No Straight Answer From The Archdiocese
What started off as simple story about Seton Catholic Junior High School opening its doors to the students and staff of Saint Charles Borromeo Catholic School when Saint Charles was damaged in Hurricane Ike, quickly turned into a “Why is the Archdiocese of Galveston-Houston so funky?” tale.
Hair Balls learned that Saint Charles Borromeo, a K-5 school, went looking for a new home after Hurricane Ike severely damaged its campus. Nearby Seton agreed to share its classrooms and facilities with Saint Charles. Rumors have circulated for years that because of falling enrollment at both schools the two would eventually be merged. Did Ike hurry that plan along?

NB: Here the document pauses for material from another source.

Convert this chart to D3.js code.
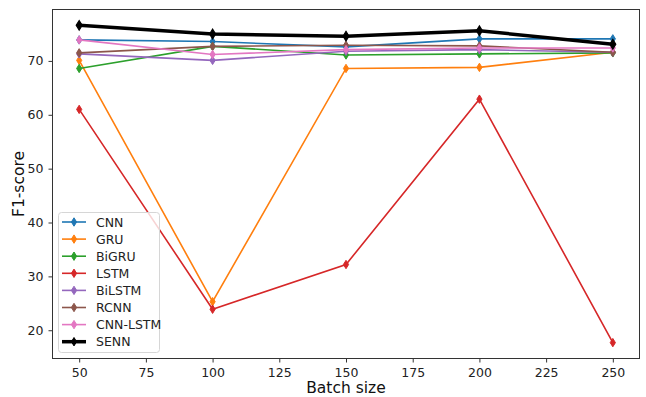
<!DOCTYPE html>
<html>
<head>
<meta charset="utf-8">
<script src="https://cdn.jsdelivr.net/npm/d3@7"></script>
<style>
  body { margin: 0; background: #fff; }
  svg { font-family: "DejaVu Sans", sans-serif; }
</style>
</head>
<body>
<div id="chart"></div>
<script>
const batchSizes = [50, 100, 150, 200, 250];
const seriesNames = ['CNN', 'GRU', 'BiGRU', 'LSTM', 'BiLSTM', 'RCNN', 'CNN-LSTM', 'SENN'];
const cnn = [73.9, 73.6, 72.6, 74.1, 74.1];
const gru = [70.1, 25.3, 68.6, 68.8, 71.6];
const bigru = [68.6, 72.7, 71.1, 71.3, 71.5];
const lstm = [61.0, 23.9, 32.2, 62.9, 17.7];
const bilstm = [71.3, 70.1, 71.8, 72.1, 71.6];
const rcnn = [71.5, 72.7, 72.9, 72.8, 71.6];
const cnnLstm = [73.9, 71.2, 72.1, 72.4, 72.4];
const senn = [76.6, 75.0, 74.6, 75.6, 73.1];
const xTicks = [50, 75, 100, 125, 150, 175, 200, 225, 250];
const yTicks = [20, 30, 40, 50, 60, 70];

const allSeries = [cnn, gru, bigru, lstm, bilstm, rcnn, cnnLstm, senn];
const colors = ['#1f77b4', '#ff7f0e', '#2ca02c', '#d62728', '#9467bd', '#8c564b', '#e377c2', '#000000'];

const width = 646;
const height = 397;
const margin = { top: 9.5, right: 6.5, bottom: 38.5, left: 52.5 };

const svg = d3.select('#chart')
  .append('svg')
  .attr('width', width)
  .attr('height', height);

const x = d3.scaleLinear().domain([40, 260]).range([margin.left, width - margin.right]);
const yMin = d3.min(allSeries, s => d3.min(s));
const yMax = d3.max(allSeries, s => d3.max(s));
const pad = (yMax - yMin) * 0.05;
const y = d3.scaleLinear().domain([yMin - pad, yMax + pad]).range([height - margin.bottom, margin.top]);

// axes
const xAxis = svg.append('g')
  .attr('transform', 'translate(0,' + (height - margin.bottom) + ')')
  .call(d3.axisBottom(x).tickValues(xTicks).tickSize(4).tickPadding(6).tickSizeOuter(0));
const yAxis = svg.append('g')
  .attr('transform', 'translate(' + margin.left + ',0)')
  .call(d3.axisLeft(y).tickValues(yTicks).tickSize(4).tickPadding(5).tickSizeOuter(0));

[xAxis, yAxis].forEach(a => {
  a.selectAll('text').attr('font-size', 12.5).attr('fill', '#222').attr('font-family', 'DejaVu Sans');
  a.selectAll('line').attr('stroke', '#333');
  a.select('.domain').remove();
});

svg.append('rect')
  .attr('x', margin.left)
  .attr('y', margin.top)
  .attr('width', width - margin.left - margin.right)
  .attr('height', height - margin.top - margin.bottom)
  .attr('fill', 'none')
  .attr('stroke', '#333')
  .attr('stroke-width', 1);

svg.append('text')
  .attr('x', (margin.left + width - margin.right) / 2)
  .attr('y', 393)
  .attr('text-anchor', 'middle')
  .attr('font-size', 15.5)
  .attr('fill', '#111')
  .text('Batch size');

svg.append('text')
  .attr('transform', 'translate(24,' + ((margin.top + height - margin.bottom) / 2) + ') rotate(-90)')
  .attr('text-anchor', 'middle')
  .attr('font-size', 15.5)
  .attr('fill', '#111')
  .text('F1-score');

const diamond = 'M0,-4.2L2.6,0L0,4.2L-2.6,0Z';

const line = d3.line()
  .x((d, i) => x(batchSizes[i]))
  .y(d => y(d));

const g = svg.append('g');
allSeries.forEach((s, k) => {
  const isSenn = seriesNames[k] === 'SENN';
  g.append('path')
    .attr('d', line(s))
    .attr('fill', 'none')
    .attr('stroke', colors[k])
    .attr('stroke-width', isSenn ? 3.5 : 1.6);
  g.selectAll('.m' + k)
    .data(s)
    .enter()
    .append('path')
    .attr('d', diamond)
    .attr('transform', (d, i) => 'translate(' + x(batchSizes[i]) + ',' + y(d) + ')' + (isSenn ? ' scale(1.15)' : ''))
    .attr('fill', colors[k])
    .attr('stroke', colors[k])
    .attr('stroke-width', 1);
});

// legend
const legend = svg.append('g');
const lx = 58.5, ly = 212.5, rowH = 17.1;
legend.append('rect')
  .attr('x', lx)
  .attr('y', ly)
  .attr('width', 101)
  .attr('height', 140)
  .attr('rx', 3)
  .attr('fill', 'rgba(255,255,255,0.8)')
  .attr('stroke', '#d6d6d6');

seriesNames.forEach((name, k) => {
  const cy = 222 + k * rowH;
  const isSenn = name === 'SENN';
  legend.append('line')
    .attr('x1', 62).attr('x2', 86)
    .attr('y1', cy).attr('y2', cy)
    .attr('stroke', colors[k])
    .attr('stroke-width', isSenn ? 3.5 : 1.6);
  legend.append('path')
    .attr('d', diamond)
    .attr('transform', 'translate(74,' + cy + ')')
    .attr('fill', colors[k])
    .attr('stroke', colors[k]);
  legend.append('text')
    .attr('x', 96)
    .attr('y', cy + 4.5)
    .attr('font-size', 12.5)
    .attr('fill', '#222')
    .text(name);
});
</script>
</body>
</html>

Because the physical facility requirements of a K-5 school differ from a junior high and because Seton didn’t have loads and loads of extra space to share with Saint Charles, we figured there were going to be some bumps in the road. What about kiddie-sized bathrooms? Seton doesn’t have any. What about an outdoor playground? Seton doesn’t have one. Would the staffs merge or continue to exist independently? Two principles for one school might be a bit tricky.
If the schools were merged, what was the name of the new school? Saint Charles Borromeo Elementary at Seton Catholic Junior High seems a bit cumbersome. How were lunch and dismissal schedules being coordinated so that everyone wasn’t trying to jam in to the cafeteria or parking lot at once? Would there be any new construction at Seton to accommodate the needs of the Saint Charles students?

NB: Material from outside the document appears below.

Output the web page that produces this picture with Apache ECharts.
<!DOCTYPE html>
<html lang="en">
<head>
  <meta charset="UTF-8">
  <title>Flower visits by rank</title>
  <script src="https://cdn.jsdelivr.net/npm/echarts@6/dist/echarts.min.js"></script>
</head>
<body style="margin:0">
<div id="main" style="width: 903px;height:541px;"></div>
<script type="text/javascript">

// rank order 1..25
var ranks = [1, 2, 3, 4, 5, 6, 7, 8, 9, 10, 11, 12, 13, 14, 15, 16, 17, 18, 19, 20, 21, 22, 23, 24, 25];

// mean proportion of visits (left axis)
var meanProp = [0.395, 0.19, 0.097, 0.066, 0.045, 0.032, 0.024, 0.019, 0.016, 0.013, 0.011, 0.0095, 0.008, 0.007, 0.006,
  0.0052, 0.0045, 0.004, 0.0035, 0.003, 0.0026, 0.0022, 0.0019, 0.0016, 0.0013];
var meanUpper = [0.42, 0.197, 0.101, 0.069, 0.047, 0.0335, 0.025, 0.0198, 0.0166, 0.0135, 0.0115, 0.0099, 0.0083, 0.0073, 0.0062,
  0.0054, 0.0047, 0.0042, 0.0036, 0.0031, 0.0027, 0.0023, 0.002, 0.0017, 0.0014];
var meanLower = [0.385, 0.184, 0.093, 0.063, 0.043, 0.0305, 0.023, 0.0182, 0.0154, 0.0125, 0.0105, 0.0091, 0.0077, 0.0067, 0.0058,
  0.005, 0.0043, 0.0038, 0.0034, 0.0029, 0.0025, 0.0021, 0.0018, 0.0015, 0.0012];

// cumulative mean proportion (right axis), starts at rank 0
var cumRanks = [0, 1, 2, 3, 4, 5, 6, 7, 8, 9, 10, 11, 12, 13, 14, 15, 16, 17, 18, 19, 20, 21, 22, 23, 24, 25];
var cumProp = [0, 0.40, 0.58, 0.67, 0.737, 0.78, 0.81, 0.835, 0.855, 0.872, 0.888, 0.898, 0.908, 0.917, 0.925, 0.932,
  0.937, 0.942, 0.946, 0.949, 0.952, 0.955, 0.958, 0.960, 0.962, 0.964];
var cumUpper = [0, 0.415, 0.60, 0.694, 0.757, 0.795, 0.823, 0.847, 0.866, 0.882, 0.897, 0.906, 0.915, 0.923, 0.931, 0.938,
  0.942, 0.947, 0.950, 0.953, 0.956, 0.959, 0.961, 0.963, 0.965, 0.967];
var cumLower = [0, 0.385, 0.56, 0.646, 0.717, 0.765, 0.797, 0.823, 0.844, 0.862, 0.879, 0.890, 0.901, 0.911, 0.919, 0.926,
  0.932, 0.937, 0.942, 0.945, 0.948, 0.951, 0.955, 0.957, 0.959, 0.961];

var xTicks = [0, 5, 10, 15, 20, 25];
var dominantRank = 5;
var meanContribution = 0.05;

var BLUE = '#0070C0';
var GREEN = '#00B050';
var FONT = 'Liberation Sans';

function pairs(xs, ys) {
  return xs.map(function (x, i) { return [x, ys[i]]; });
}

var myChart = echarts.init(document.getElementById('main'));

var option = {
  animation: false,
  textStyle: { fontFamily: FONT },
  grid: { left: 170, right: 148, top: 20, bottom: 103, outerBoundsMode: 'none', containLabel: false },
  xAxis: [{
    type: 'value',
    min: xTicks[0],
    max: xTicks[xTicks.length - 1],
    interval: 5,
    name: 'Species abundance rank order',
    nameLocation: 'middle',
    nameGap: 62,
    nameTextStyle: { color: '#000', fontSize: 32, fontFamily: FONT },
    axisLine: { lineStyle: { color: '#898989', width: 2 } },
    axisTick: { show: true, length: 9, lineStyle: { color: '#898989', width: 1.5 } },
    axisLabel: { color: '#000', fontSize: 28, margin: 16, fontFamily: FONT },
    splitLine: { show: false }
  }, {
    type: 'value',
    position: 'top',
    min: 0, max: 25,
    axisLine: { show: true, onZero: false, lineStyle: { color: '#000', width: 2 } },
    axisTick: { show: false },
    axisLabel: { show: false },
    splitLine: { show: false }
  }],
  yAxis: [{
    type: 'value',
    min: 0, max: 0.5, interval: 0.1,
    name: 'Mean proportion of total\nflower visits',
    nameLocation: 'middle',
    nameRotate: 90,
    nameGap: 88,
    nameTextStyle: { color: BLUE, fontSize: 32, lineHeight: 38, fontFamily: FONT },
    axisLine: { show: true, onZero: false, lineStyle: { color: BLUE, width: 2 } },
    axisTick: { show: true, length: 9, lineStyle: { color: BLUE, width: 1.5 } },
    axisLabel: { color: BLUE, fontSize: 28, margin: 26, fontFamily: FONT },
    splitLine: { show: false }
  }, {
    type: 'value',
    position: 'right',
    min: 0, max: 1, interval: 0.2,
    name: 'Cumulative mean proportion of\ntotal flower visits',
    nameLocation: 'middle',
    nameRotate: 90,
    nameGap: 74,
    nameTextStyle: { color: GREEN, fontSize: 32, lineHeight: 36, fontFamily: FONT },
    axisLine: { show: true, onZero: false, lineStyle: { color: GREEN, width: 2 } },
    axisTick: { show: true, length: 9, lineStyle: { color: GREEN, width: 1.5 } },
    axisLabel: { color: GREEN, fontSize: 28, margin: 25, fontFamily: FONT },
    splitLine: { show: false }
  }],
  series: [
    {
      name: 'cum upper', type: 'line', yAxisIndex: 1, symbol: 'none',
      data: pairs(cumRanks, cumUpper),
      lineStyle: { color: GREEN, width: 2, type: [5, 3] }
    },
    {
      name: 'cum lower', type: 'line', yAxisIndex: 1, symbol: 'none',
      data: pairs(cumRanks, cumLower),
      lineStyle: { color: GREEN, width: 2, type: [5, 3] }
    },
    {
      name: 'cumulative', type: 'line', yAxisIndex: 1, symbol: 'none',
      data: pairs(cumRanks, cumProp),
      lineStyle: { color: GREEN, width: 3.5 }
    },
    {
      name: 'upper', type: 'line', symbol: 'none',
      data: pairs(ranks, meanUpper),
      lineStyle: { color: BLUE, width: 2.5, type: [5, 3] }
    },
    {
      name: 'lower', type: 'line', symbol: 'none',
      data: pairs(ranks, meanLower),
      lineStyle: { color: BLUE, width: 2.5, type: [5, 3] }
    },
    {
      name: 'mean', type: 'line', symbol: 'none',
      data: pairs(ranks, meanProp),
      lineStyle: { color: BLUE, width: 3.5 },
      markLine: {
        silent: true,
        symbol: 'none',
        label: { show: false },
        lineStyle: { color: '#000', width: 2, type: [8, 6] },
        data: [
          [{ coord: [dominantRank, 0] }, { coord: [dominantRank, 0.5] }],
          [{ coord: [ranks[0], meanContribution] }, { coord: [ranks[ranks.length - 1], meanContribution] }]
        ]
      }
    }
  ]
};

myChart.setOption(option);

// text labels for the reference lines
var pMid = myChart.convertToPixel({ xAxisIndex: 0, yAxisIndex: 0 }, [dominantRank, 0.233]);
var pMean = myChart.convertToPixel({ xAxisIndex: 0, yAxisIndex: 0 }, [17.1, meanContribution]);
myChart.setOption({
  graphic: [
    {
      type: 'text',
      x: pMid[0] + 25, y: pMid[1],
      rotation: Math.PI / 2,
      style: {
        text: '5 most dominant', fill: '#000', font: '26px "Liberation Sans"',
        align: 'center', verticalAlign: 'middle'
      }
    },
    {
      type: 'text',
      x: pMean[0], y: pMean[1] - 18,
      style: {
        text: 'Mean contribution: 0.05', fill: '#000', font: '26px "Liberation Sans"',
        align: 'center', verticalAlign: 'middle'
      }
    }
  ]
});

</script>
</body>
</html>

All of these seemed legitimate questions to Hair Balls. Not so to the Archdiocese of Galveston-Houston Director of Communications Claudia Deschamps. In answer to our inquiry, Ms. Deschamps sent us this curt note:
First of all, let us clarify that the two schools have NOT merged. Seton Jr. High and St. Charles Borromeo are two separate educational facilities. Seton will open its doors [Wednesday] and will start receiving students from St. Charles Borromeo. That is only because of the damage that their facility sustained due to the storm. The students from Seton Jr. High are scheduled to arrive on Monday.
I can tell you that the two principals of both schools, St. Charles Borromeo and Seton Jr. High are working together to provide a sense of normalcy and educational continuity for the students whose school was affected.

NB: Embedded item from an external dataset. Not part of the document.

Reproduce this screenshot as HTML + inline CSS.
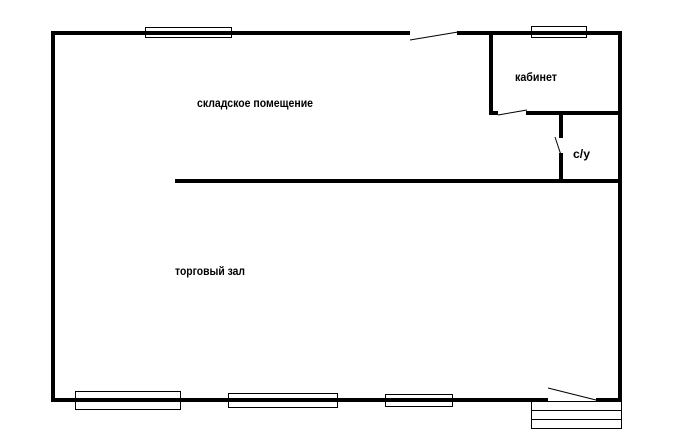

Uh huh. Okay, it’s not a merge. Great. Of course, both principles are working together to provide a sense of normalcy blah blah blah. No one would expect anything less.
What about the no kiddie bathrooms/no playground/no nurse/a very full cafeteria and parking lot questions? Ms. Deschamps glossed right over them.
Also, Ms. Deschamps
lied misspoke. Both Seton and Saint Charles students have been at the Seton campus since this Monday. The older students have been helping to move desks and supplies, the younger students were being shown the facility (they were supposed to start on moving desks, etc. today). The Seton students even held a mock run-through on their class schedules. So, the campus has been open and student filled since Monday.
When we informed Ms. Deschamps of the error/miscommunication/confusion/whatever and asked her if she wanted to modify her remarks she sent us this:
That is our statement.
Here’s the deal: Students, parents, prospective students and parents, staff and faculty of both schools have questions about the new arrangement between Seton and Saint Charles. Hair Balls has questions. A simple, “Things are tough. We’re doing the best we can and will figure it out as we go,” would have been fine. Instead Ms. Deschamps decided to play, “No comment.” Always a mistake.
So, we have one more question for Ms. Deschamps.
Is lying by omission a venial or a mortal sin?